Acts of harassment and terror are a daily fact of life for residents of Masafer Yatta, a collection of rural hamlets at the southern end of the West Bank. One example is Mohammed Abed’s family in Um Darit, where they are surrounded by a rapidly expanding network of illegal settlements.

After the Israeli escalation in October, they have been driven from their home by armed vigilantes and returned to find it largely destroyed. They have had sheep stolen, a vehicle burnt, a washing machine, water lines, and access panel destroyed, sewage system ruined, windows broken, their house turned upside down, and a Qur’an burned. Male members of the family have been imprisoned and beaten, and repeated incursions and acts of vandalism and terrorism are the norm.

Other acts of violence are more subtle: cars, shepherds, joggers, horseback riders, soldiers and armed settlers regularly traverse the closest roads and hills surrounding the house. As elsewhere, the closest settlements of Avigayil and newly established outposts establish themselves in high places and forbid Palestinians from setting foot in the hills and valleys leading to them (or other arbitrary boundaries). As a result, the majority of the family’s land is stolen, for the exclusive use of the State and the settlers.

Settler shepherd grazing on Abed's land

Settler shepherd grazing on Abed’s land

For example, this week a young settler on horseback came off the road attempting to parade through Abed’s yard, garden, and flock, startling the sheep. Solidarity activists on premises asked him what he was doing there and asked that he leave. The belligerent youth aggressively and repeatedly pushed his horse, attempting to force his way past the activists. After 5+ attempts, another settler arrived with a long gun, and menaced the family and activists. Abed states he recognizes the armed settler as one of those that wrecked his home. This settler has also been involved with many other acts of harassment against Palestinians and solidarity activists. After the family spoke loudly about calling the police, two of the three settlers left and a third stayed to graze his flock of sheep on the family’s plants. In following days, this shepherd returned daily, apparently preferring to graze his animals on Abed’s land and in the valley between Palestinians villages over the closer lush valley reserved for only settler use.

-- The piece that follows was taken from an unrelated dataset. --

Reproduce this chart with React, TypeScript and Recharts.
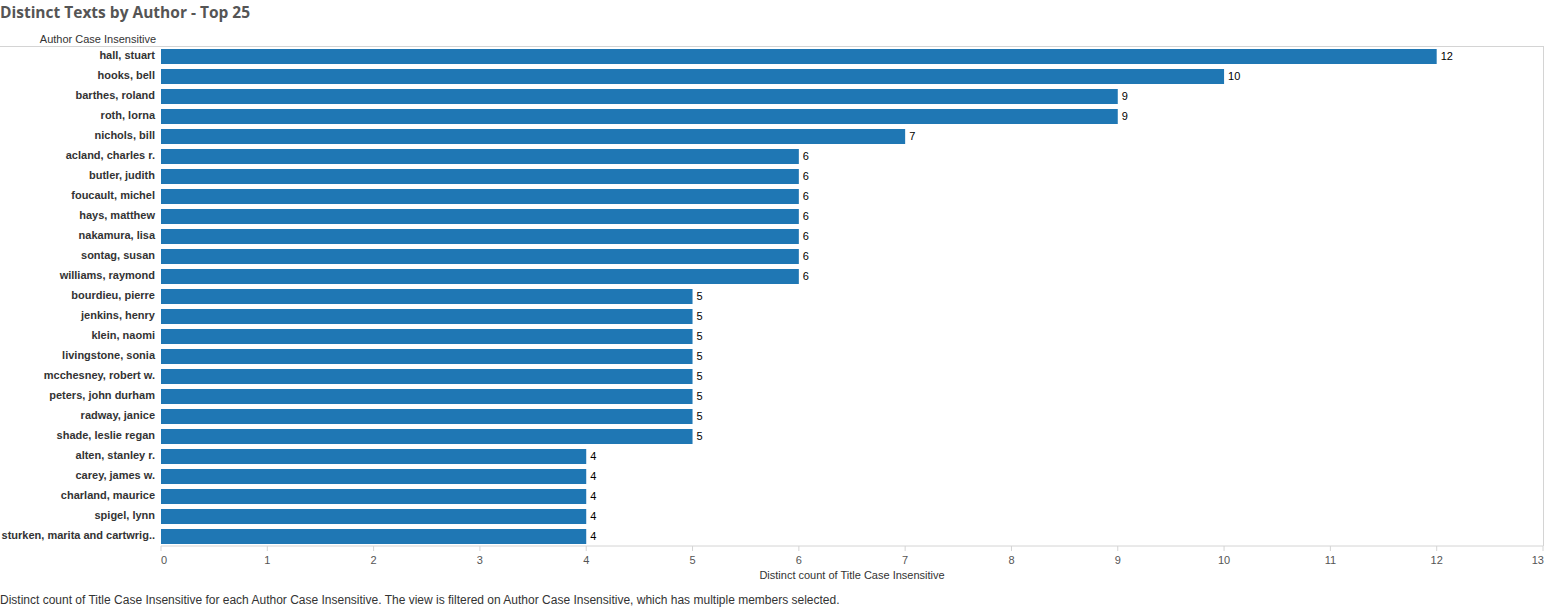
import { BarChart, Bar, XAxis, YAxis, LabelList } from "recharts";

// authors, top 25 by distinct titles
const authors = [
  "hall, stuart",
  "hooks, bell",
  "barthes, roland",
  "roth, lorna",
  "nichols, bill",
  "acland, charles r.",
  "butler, judith",
  "foucault, michel",
  "hays, matthew",
  "nakamura, lisa",
  "sontag, susan",
  "williams, raymond",
  "bourdieu, pierre",
  "jenkins, henry",
  "klein, naomi",
  "livingstone, sonia",
  "mcchesney, robert w.",
  "peters, john durham",
  "radway, janice",
  "shade, leslie regan",
  "alten, stanley r.",
  "carey, james w.",
  "charland, maurice",
  "spigel, lynn",
  "sturken, marita and cartwrig..",
];

const counts = [12, 10, 9, 9, 7, 6, 6, 6, 6, 6, 6, 6, 5, 5, 5, 5, 5, 5, 5, 5, 4, 4, 4, 4, 4];

const xTicks = [0, 1, 2, 3, 4, 5, 6, 7, 8, 9, 10, 11, 12, 13];

const data = authors.map((name, i) => ({ name, value: counts[i] }));

const FONT = "'Liberation Sans', Arial, sans-serif";

// single-line author label, no wrapping
const AuthorTick = (props: any) => {
  const { x, y, payload } = props;
  return (
    <text x={x + 2} y={y} dy={3} textAnchor="end" fill="#333" fontSize={11} fontWeight={700} fontFamily={FONT}>
      {payload.value}
    </text>
  );
};

// first and last labels nudged inward like the original
const CountTick = (props: any) => {
  const { x, y, payload } = props;
  const v = payload.value;
  const anchor = v === 0 ? "start" : v === 13 ? "end" : "middle";
  const dx = v === 13 ? 1 : 0;
  return (
    <text x={x + dx} y={y} dy={11} textAnchor={anchor} fill="#555" fontSize={11} fontFamily={FONT}>
      {v}
    </text>
  );
};

export default function App() {
  return (
    <div style={{ position: "absolute", left: 0, top: 0, width: 1545, height: 608, fontFamily: FONT }}>
      <div
        style={{
          position: "absolute",
          left: 0,
          top: 1,
          fontFamily: "'Open Sans', sans-serif",
          fontWeight: 700,
          fontSize: 15.5,
          color: "#555",
          whiteSpace: "nowrap",
        }}
      >
        Distinct Texts by Author - Top 25
      </div>
      <div
        style={{
          position: "absolute",
          right: 1545 - 156,
          top: 33,
          fontSize: 11,
          color: "#333",
          whiteSpace: "nowrap",
        }}
      >
        Author Case Insensitive
      </div>
      {/* frame lines */}
      <div style={{ position: "absolute", left: 0, top: 46, width: 1544, height: 1, background: "#d4d4d4" }} />
      <div style={{ position: "absolute", left: 1543, top: 46, width: 1, height: 500, background: "#d4d4d4" }} />
      <BarChart
        width={1545}
        height={608}
        data={data}
        layout="vertical"
        margin={{ top: 46, right: 2, bottom: 22, left: 0 }}
        barSize={15}
      >
        <XAxis
          type="number"
          domain={[0, 13]}
          ticks={xTicks}
          interval={0}
          height={40}
          stroke="#d4d4d4"
          tickSize={5}
          tick={<CountTick />}
          label={{
            value: "Distinct count of Title Case Insensitive",
            position: "insideBottom",
            offset: 7,
            fill: "#333",
            fontSize: 11,
            fontFamily: FONT,
          }}
        />
        <YAxis
          type="category"
          dataKey="name"
          width={161}
          axisLine={false}
          tickLine={false}
          interval={0}
          tick={<AuthorTick />}
        />
        <Bar dataKey="value" fill="#1f77b4" isAnimationActive={false}>
          <LabelList dataKey="value" position="right" offset={4} fill="#000" fontSize={11} fontFamily={FONT} />
        </Bar>
      </BarChart>
      <div style={{ position: "absolute", left: 0, top: 593, fontSize: 12, color: "#333", whiteSpace: "nowrap" }}>
        Distinct count of Title Case Insensitive for each Author Case Insensitive. The view is filtered on Author Case
        Insensitive, which has multiple members selected.
      </div>
    </div>
  );
}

Settler on horseback in Abed's yard

Settler on horseback in Abed’s yard

Armed settler guards settler on horseback in Abed's land

Armed settler guards settler on horseback in Abed’s land

These daily incursions affirm what Indigenous activists of Turtle Island (so called Americas) have said for years: colonization is a process, not an event. It appears in the everyday disrespect for Palestinians’ safety, life, land and religion, the increasing isolation of Um Darit from other Palestinians’ villages, daily military and settler harassment, the bright flood lights from the settlement shining into the village. These constant assaults and affronts aim to displace and wear down the spirit of Abed’s family and others like them.

And yet they continue, spending time as family, coloring together, raising cabbage and animals, extending amazing generosity to others, harvesting thyme and other herbs, and remaining steadfast in their commitment to resist through existence.